In the dark of the late night there lies the other side of rescue.
Most folks let you in enough to see the heroic rescues, the happy placements and the quest to acquire more funding. Few let you in to see the other side of strong will, tears, pain, feeling helpless and drained. No sleep, silent prayers as if there is a rescue god who can assist in preserving a life so dependent upon your efforts that you try one more thing, scour your notes for what has worked before and try your best to cling on to any positive sign or turn.
When the veterinarian offices are closed, and you are alone with your best friend trying so desperately to get fluids and meds into a lethargic pup that just wants you to hold him and rock him into a deep slumber where there is no pain and no sadness.
This is the side of supportive care at Mountain Haven. It isn’t easy, and it is an integral part of shelter medicine. You are forever learning and forever grateful for the veterinarians who offer their knowledge and guidance as you carry out their directives hoping to get the patient to turn the corner. It is a fight, and it is a heartbreak like no other. Sometimes, you are lucky and there is a road to health around that corner. Other times, there is only a stillness, a decision and an emptiness as you go over and over everything you did, every note you made and try to rationalize the helplessness and despair you feel. You are exhausted, can’t remember your last meal, and you clean everything as if you could wash away the pain along with the disinfection process. You can’t. No amount of bleach and disinfectant can make you better, no trash bag full of clothing to be thrown away can take that inner pain away with it.

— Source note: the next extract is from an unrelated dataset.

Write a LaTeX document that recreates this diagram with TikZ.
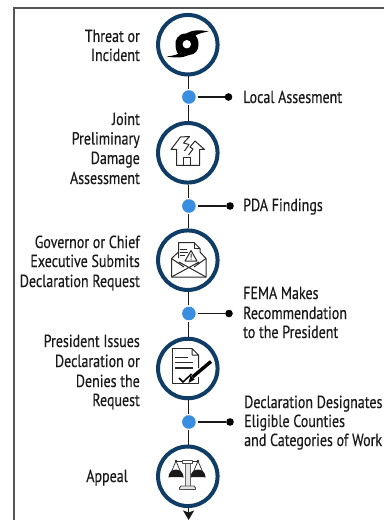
\documentclass[tikz,border=0pt]{standalone}
\usepackage{fontspec}
\setmainfont[FakeStretch=0.8,FakeBold=0.35]{PT Sans}
\usetikzlibrary{arrows.meta}
\definecolor{ringc}{HTML}{0F3D66}
\definecolor{dotc}{HTML}{3A8EE0}
\definecolor{framec}{HTML}{555555}
\definecolor{inkc}{HTML}{2A2A2A}
\tikzset{
 x=1bp,y=-1bp,
 stage/.style={circle,draw=ringc,line width=4bp,minimum size=59.5bp,inner sep=0pt,fill=white},
 junction/.style={circle,fill=dotc,minimum size=13.6bp,inner sep=0pt,outer sep=1.5bp},
 enddot/.style={circle,fill=black,minimum size=7.6bp,inner sep=0pt},
 link/.style={draw=black!90,line width=1.6bp},
 lab/.style={font=\fontsize{17.5bp}{19.5bp}\selectfont,text=black!90,inner sep=0pt},
 llab/.style={lab,anchor=base east,align=right},
 rlab/.style={lab,anchor=base west,align=left},
 icon/.style={draw=inkc,line width=1bp,line join=round},
}
\begin{document}
\begin{tikzpicture}
\useasboundingbox (0,0) rectangle (384,520);
\fill[white] (0,0) rectangle (384,520);
\draw[framec,line width=1.5bp] (384,8) -- (14,8) -- (14,520);

\node[stage] (c1) at (187.8,44.7) {};
\node[stage] (c2) at (187.8,152.8) {};
\node[stage] (c3) at (187.8,260.2) {};
\node[stage] (c4) at (187.8,368.5) {};
\node[stage] (c5) at (187.8,476.3) {};
\node[junction] (d1) at (188.9,97) {};
\node[junction] (d2) at (188.9,206) {};
\node[junction] (d3) at (188.9,313.5) {};
\node[junction] (d4) at (188.9,422) {};
\node[enddot] (e1) at (228.5,97) {};
\node[enddot] (e2) at (230,206) {};
\node[enddot] (e3) at (229,313.5) {};
\node[enddot] (e4) at (230,422) {};
\coordinate (tail) at (188.6,520);

\foreach \u/\d/\v in {c1/d1/c2,c2/d2/c3,c3/d3/c4,c4/d4/c5}{
  \draw[link] (\d.north -| 188.4,0) -- (\u.south -| 188.4,0);
  \draw[link] (\d.south -| 188.4,0) -- (\v.north -| 188.4,0);
}
\foreach \d/\e in {d1/e1,d2/e2,d3/e3,d4/e4}{
  \draw[link] ([xshift=1bp]\d.east) -- (\e);
}
\draw[link,-{Stealth[length=9.5bp,width=11bp,inset=2bp]}] (c5.south -| tail) -- (tail);

% hurricane
\fill[black] (208.5,31.5) .. controls (200,29.5) and (192,30) .. (186,33.5)
  .. controls (178,33.5) and (174.5,40) .. (175.5,46)
  .. controls (176,50) and (177,53) .. (178,54)
  .. controls (174,55.5) and (171,56) .. (166.5,56.5)
  .. controls (175,58) and (183,58) .. (189,55)
  .. controls (195,55) and (199,50) .. (198.5,44)
  .. controls (198.5,40) and (197,37) .. (195.5,35.5)
  .. controls (199,33.5) and (203,32.5) .. (208.5,31.5) -- cycle;
\fill[white] (186.8,44.2) circle (4.2);

% damaged house
\draw[icon] (184.5,151) -- (189,144.5) -- (183.5,143) -- (189.5,136.5) -- (180.5,137) -- (171,149.5) -- (176.5,149.5) -- (176.5,165.5) -- (199.5,165.5) -- (199.5,149.5) -- (204.5,149.5) -- (195,141) -- (190,147) -- (193,149) -- (188.5,155);
\draw[icon] (183.5,165.5) -- (183.5,157.5) -- (190.5,157.5) -- (190.5,165.5);

% envelope and notice
\draw[icon] (178.5,258) -- (178.5,242.5) -- (194,242.5) -- (200,248.5) -- (200,252);
\draw[icon] (194,242.5) -- (194,248.5) -- (200,248.5);
\draw[icon] (179.5,249) -- (187,249) (179.5,252) -- (188,252) (179.5,255) -- (185,255);
\draw[icon] (171.5,258.5) -- (171.5,277) -- (206,277) -- (206,258.5) -- (200,252) (178.5,252) -- (171.5,258.5);
\draw[icon] (171.5,277) -- (199,262) (206,277) -- (179,262) (171.5,258.5) -- (184,267) (206,258.5) -- (194,267);
\draw[icon,fill=white] (191,250.5) -- (197,261) -- (185,261) -- cycle;
\fill[inkc] (190.5,253.5) rectangle (191.5,257.5) (190.5,258.5) rectangle (191.5,259.6);

% signed document
\draw[icon] (192,348.5) -- (172.5,348.5) -- (172.5,383) -- (198.5,383) -- (198.5,377);
\draw[icon] (198.5,368) -- (198.5,355) -- (192,348.5) -- (192,355) -- (198.5,355);
\draw[inkc,line width=1.2bp] (175,357.5) -- (188,357.5) (175,362.5) -- (193,362.5) (175,368) -- (193,368);
\draw[black,line width=1.5bp] (179,378) -- (183,382) -- (191.5,374);
\draw[black,line width=3.4bp] (192.5,377) -- (211,361.5);
\fill[black] (188.5,383) -- (190.5,375.5) -- (194.5,379.5) -- cycle;

% scales
\draw[icon,line width=.7bp] (176,461) -- (169,477.5) (176,461) -- (183,477.5) (198,461) -- (191,477.5) (198,461) -- (205,477.5);
\fill[black!90] (168.5,477) arc[start angle=180,end angle=360,radius=7.5] -- cycle;
\fill[black!90] (190.5,477) arc[start angle=180,end angle=360,radius=7.5] -- cycle;
\draw[icon,line width=.9bp] (176,461.3) -- (198,461.3);
\draw[icon,draw=black!60,fill=black!10,line width=.8bp] (185,463) rectangle (190,487);
\draw[icon,draw=black!70,fill=white,line width=.9bp] (182.5,460) rectangle (192.5,463.5);
\draw[icon,draw=black!70,fill=black!10,line width=.9bp] (179.5,489.5) -- (179.5,487.8) -- (181,486) -- (194,486) -- (195.5,487.8) -- (195.5,489.5) -- cycle;
\fill[inkc] (176,461) circle (1.3) (198,461) circle (1.3);

% labels
\node[llab] (t1a) at (140,42) {Threat or};
\node[llab] (t1b) at (140,61) {Incident};
\node[llab] (t2a) at (140,125) {Joint};
\node[llab] (t2b) at (140,144.5) {Preliminary};
\node[llab] (t2c) at (140,164) {Damage};
\node[llab] (t2d) at (140,184) {Assessment};
\node[llab] (t3a) at (140,248) {Governor or Chief};
\node[llab] (t3b) at (140,267) {Executive Submits};
\node[llab] (t3c) at (140,287) {Declaration Request};
\node[llab] (t4a) at (140,347) {President Issues};
\node[llab] (t4b) at (140,367) {Declaration or};
\node[llab] (t4c) at (140,387) {Denies the};
\node[llab] (t4d) at (140,406) {Request};
\node[llab] (t5) at (128,482) {Appeal};
\node[rlab] (r1) at (243,103) {Local Assesment};
\node[rlab] (r2) at (243,211) {PDA Findings};
\node[rlab] (r3a) at (243,299) {FEMA Makes};
\node[rlab] (r3b) at (243,319) {Recommendation};
\node[rlab] (r3c) at (243,338) {to the President};
\node[rlab] (r4a) at (244,408) {Declaration Designates};
\node[rlab] (r4b) at (244,427) {Eligible Counties};
\node[rlab] (r4c) at (244,446) {and Categories of Work};
\end{tikzpicture}
\end{document}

You support each other. You know you did all you could, you know they are no longer suffering, and you know that if you no longer feel this, you should no longer be doing this work.
There is your glimpse into the other side of what we do. Our lonely times where we feel frightened, and the angst we feel when the result is not what we wish for. The process we must go through to grieve, to process the depression and turn it into action so we can go on, because we have to. It is who we are and what we do.